What to work on: Starting at the line that contains "What seaborn and" and stopping after the line that contains "from matplotlib.legend_handler import", copy the lines exactly. Pictures are left out.

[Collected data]
□ □ □

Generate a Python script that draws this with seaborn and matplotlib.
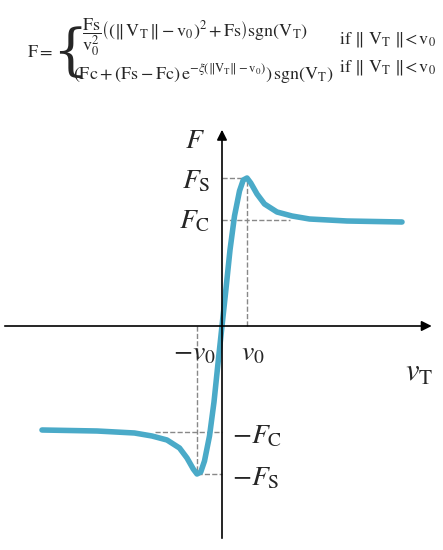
import matplotlib
matplotlib.use("Agg")
import matplotlib.pyplot as plt
import seaborn as sns
import numpy as np

sns.set_style("white")
plt.rcParams['font.family'] = ['Liberation Serif', 'DejaVu Serif']
plt.rcParams['mathtext.fontset'] = 'stix'

v_pos = [0, 0.15, 0.32, 0.5, 0.7, 0.85, 1.0, 1.15, 1.4, 1.7, 2.2, 2.8, 3.5, 5.0, 7.2]
F_pos = [0, 0.35, 0.76, 1.1, 1.35, 1.46, 1.48, 1.43, 1.32, 1.22, 1.14, 1.10, 1.07, 1.05, 1.04]
v = [-x for x in v_pos[::-1]] + v_pos[1:]
F = [-y for y in F_pos[::-1]] + F_pos[1:]
Fs, Fc, v0 = 1.48, 1.06, 1.0

fig = plt.figure(figsize=(4.43, 5.5), dpi=100)
ax = fig.add_axes([0, 0, 1, 1])
ax.set_xlim(-8.88, 8.84)
ax.set_ylim(-2.24, 3.26)
ax.axis('off')

dash = dict(color='#888888', ls='--', lw=1)
ax.plot([v0, v0], [0, Fs], **dash)
ax.plot([0, v0], [Fs, Fs], **dash)
ax.plot([0, 2.7], [Fc, Fc], **dash)
ax.plot([-v0, -v0], [0, -Fs], **dash)
ax.plot([-v0, 0], [-Fs, -Fs], **dash)
ax.plot([-2.7, 0], [-Fc, -Fc], **dash)

ax.annotate('', xy=(8.5, 0), xytext=(-8.8, 0),
            arrowprops=dict(arrowstyle='-|>', color='black', lw=1.2, mutation_scale=15))
ax.annotate('', xy=(0, 1.99), xytext=(0, -2.15),
            arrowprops=dict(arrowstyle='-|>', color='black', lw=1.2, mutation_scale=15))

sns.lineplot(x=v, y=F, ax=ax, color='#4AAAC8', lw=4, sort=False)

fs = 20
ax.text(-0.7, 1.84, r'$F$', fontsize=fs, ha='right', va='center')
ax.text(-0.45, 1.44, r'$F_{\mathrm{S}}$', fontsize=fs, ha='right', va='center')
ax.text(-0.45, 1.04, r'$F_{\mathrm{C}}$', fontsize=fs, ha='right', va='center')
ax.text(-1.1, -0.28, r'$-v_0$', fontsize=fs, ha='center', va='center')
ax.text(1.25, -0.28, r'$v_0$', fontsize=fs, ha='center', va='center')
ax.text(7.9, -0.47, r'$v_{\mathrm{T}}$', fontsize=fs+2, ha='center', va='center')
ax.text(0.4, -1.11, r'$-F_{\mathrm{C}}$', fontsize=fs, ha='left', va='center')
ax.text(0.4, -1.53, r'$-F_{\mathrm{S}}$', fontsize=fs, ha='left', va='center')

# formula
ft = 13
fig.text(0.06, 0.905, r'$\mathrm{F=}$', fontsize=ft, va='center')
fig.text(0.118, 0.903, '{', fontsize=40, va='center', family='DejaVu Serif', fontweight='light')
fig.text(0.185, 0.932,
         r'$\dfrac{\mathrm{Fs}}{\mathrm{v}_0^2}\left((\|\,\mathrm{V_T}\,\|-\mathrm{v}_0)^2+\mathrm{Fs}\right)\mathrm{sgn}(\mathrm{V_T})$',
         fontsize=ft, va='center')
fig.text(0.165, 0.866,
         r'$(\mathrm{Fc}+(\mathrm{Fs}-\mathrm{Fc})\,\mathrm{e}^{-\xi(\|\mathrm{V_T}\|-\mathrm{v}_0)})\,\mathrm{sgn}(\mathrm{V_T})$',
         fontsize=ft, va='center')
fig.text(0.765, 0.928, r'$\mathrm{if}\ \|\ \mathrm{V_T}\ \|\!<\mathrm{v}_0$', fontsize=ft, va='center')
fig.text(0.765, 0.878, r'$\mathrm{if}\ \|\ \mathrm{V_T}\ \|\!<\mathrm{v}_0$', fontsize=ft, va='center')

fig.savefig('out.png', dpi=100)
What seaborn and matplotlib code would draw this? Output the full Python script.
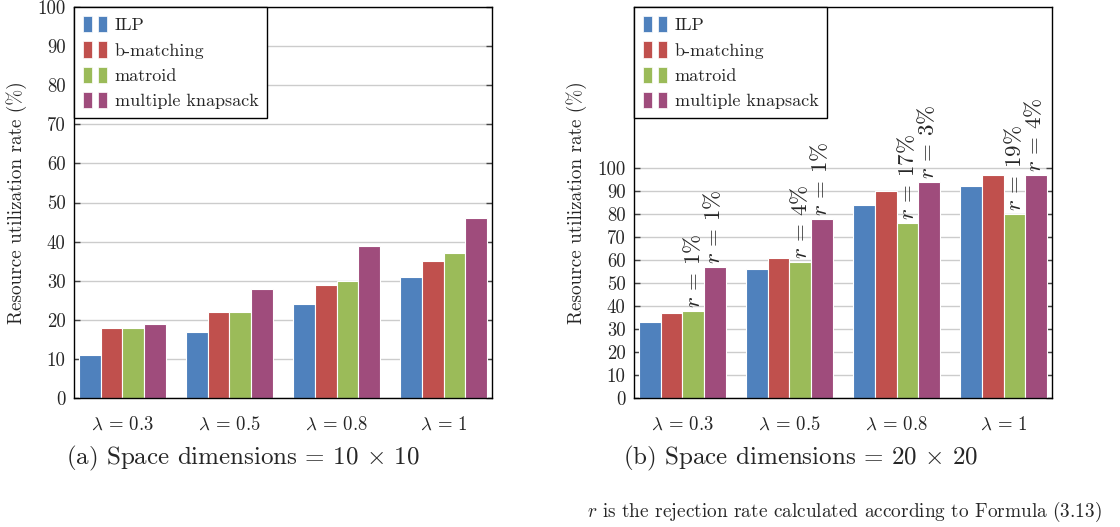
import matplotlib
matplotlib.use("Agg")
import matplotlib.pyplot as plt
import seaborn as sns
import pandas as pd
from matplotlib.patches import Rectangle
from matplotlib.legend_handler import HandlerTuple

# ---------------- data ----------------
groups = [r"$\lambda$ = 0.3", r"$\lambda$ = 0.5", r"$\lambda$ = 0.8", r"$\lambda$ = 1"]
methods = ["ILP", "b-matching", "matroid", "multiple knapsack"]

left_ilp = [11, 17, 24, 31]
left_bmatch = [18, 22, 29, 35]
left_matroid = [18, 22, 30, 37]
left_knap = [19, 28, 39, 46]

right_ilp = [33, 56, 84, 92]
right_bmatch = [37, 61, 90, 97]
right_matroid = [38, 59, 76, 80]
right_knap = [57, 78, 94, 97]

rej_matroid = ["1", "4", "17", "19"]
rej_knap = ["1", "1", "3", "4"]

colors = ["#4F81BD", "#C0504D", "#9BBB59", "#9F4C7C"]

sns.set_style("white")
plt.rcParams["font.family"] = ["cmr10", "DejaVu Serif"]
plt.rcParams["mathtext.fontset"] = "cm"
plt.rcParams["axes.unicode_minus"] = False


def long_df(series):
    rows = []
    for m, vals in zip(methods, series):
        for g, v in zip(groups, vals):
            rows.append({"group": g, "method": m, "value": v})
    return pd.DataFrame(rows)


fig = plt.figure(figsize=(11.2, 5.27), dpi=100)
W, H = 1120, 527
ax_l = fig.add_axes([74 / W, (H - 398) / H, 418 / W, 391 / H])
ax_r = fig.add_axes([634 / W, (H - 398) / H, 418 / W, 391 / H])


def style_axes(ax, df, ymax, yticks):
    sns.barplot(data=df, x="group", y="value", hue="method", palette=colors,
                ax=ax, width=0.81, edgecolor="white", linewidth=0.8,
                saturation=1, legend=False)
    ax.set_ylim(0, ymax)
    ax.set_xlim(-0.45, 3.45)
    ax.set_yticks(yticks)
    ax.set_xlabel("")
    ax.set_ylabel("Resource utilization rate (%)", fontsize=13.8)
    ax.yaxis.set_label_coords((27 - 74) / 418, (397 - 202) / 391)
    ax.yaxis.grid(True, color="#cccccc", linewidth=1.0)
    ax.set_axisbelow(True)
    for s in ax.spines.values():
        s.set_visible(True)
        s.set_color("black")
        s.set_linewidth(1.0)
    ax.tick_params(axis="y", direction="in", length=4, width=1, color="#444444",
                   labelsize=13.5, pad=6, left=True, right=True)
    ax.tick_params(axis="x", length=0, labelsize=13.5, pad=13)
    handles = [(Rectangle((0, 0), 1, 1, facecolor=c, edgecolor="white", lw=0.5),
                Rectangle((0, 0), 1, 1, facecolor=c, edgecolor="white", lw=0.5))
               for c in colors]
    leg = ax.legend(handles, methods, loc="upper left", bbox_to_anchor=(0, 1),
                    borderaxespad=0, fontsize=13, frameon=True, fancybox=False,
                    framealpha=1, edgecolor="black", handlelength=1.35,
                    handleheight=1.0, handletextpad=0.4, labelspacing=0.45,
                    borderpad=0.5,
                    handler_map={tuple: HandlerTuple(ndivide=None, pad=0.35)})
    leg.get_frame().set_linewidth(1.0)
    leg.set_zorder(5)


style_axes(ax_l, long_df([left_ilp, left_bmatch, left_matroid, left_knap]),
           100, range(0, 101, 10))
style_axes(ax_r, long_df([right_ilp, right_bmatch, right_matroid, right_knap]),
           170, range(0, 101, 10))

# rotated rejection annotations on right chart
for idx, labels, dx in [(2, rej_matroid, 0), (3, rej_knap, -2)]:
    for bar, lab in zip(ax_r.containers[idx], labels):
        ax_r.annotate(rf"$r$ = {lab}%",
                      (bar.get_x() + bar.get_width() / 2, bar.get_height()),
                      xytext=(dx, 3), textcoords="offset pixels",
                      rotation=90, ha="center", va="bottom", fontsize=16.5)

fig.text(243 / W, 1 - 458 / H, r"(a) Space dimensions = 10 $\times$ 10",
         ha="center", va="center", fontsize=18)
fig.text(801 / W, 1 - 458 / H, r"(b) Space dimensions = 20 $\times$ 20",
         ha="center", va="center", fontsize=18)
fig.text(1102 / W, 1 - 512 / H,
         r"$r$ is the rejection rate calculated according to Formula (3.13)",
         ha="right", va="center", fontsize=13.9)

fig.savefig("out.png", dpi=100)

□ □ □

Response to the task:
What seaborn and matplotlib code would draw this? Output the full Python script.
import matplotlib
matplotlib.use("Agg")
import matplotlib.pyplot as plt
import seaborn as sns
import pandas as pd
from matplotlib.patches import Rectangle
from matplotlib.legend_handler import HandlerTuple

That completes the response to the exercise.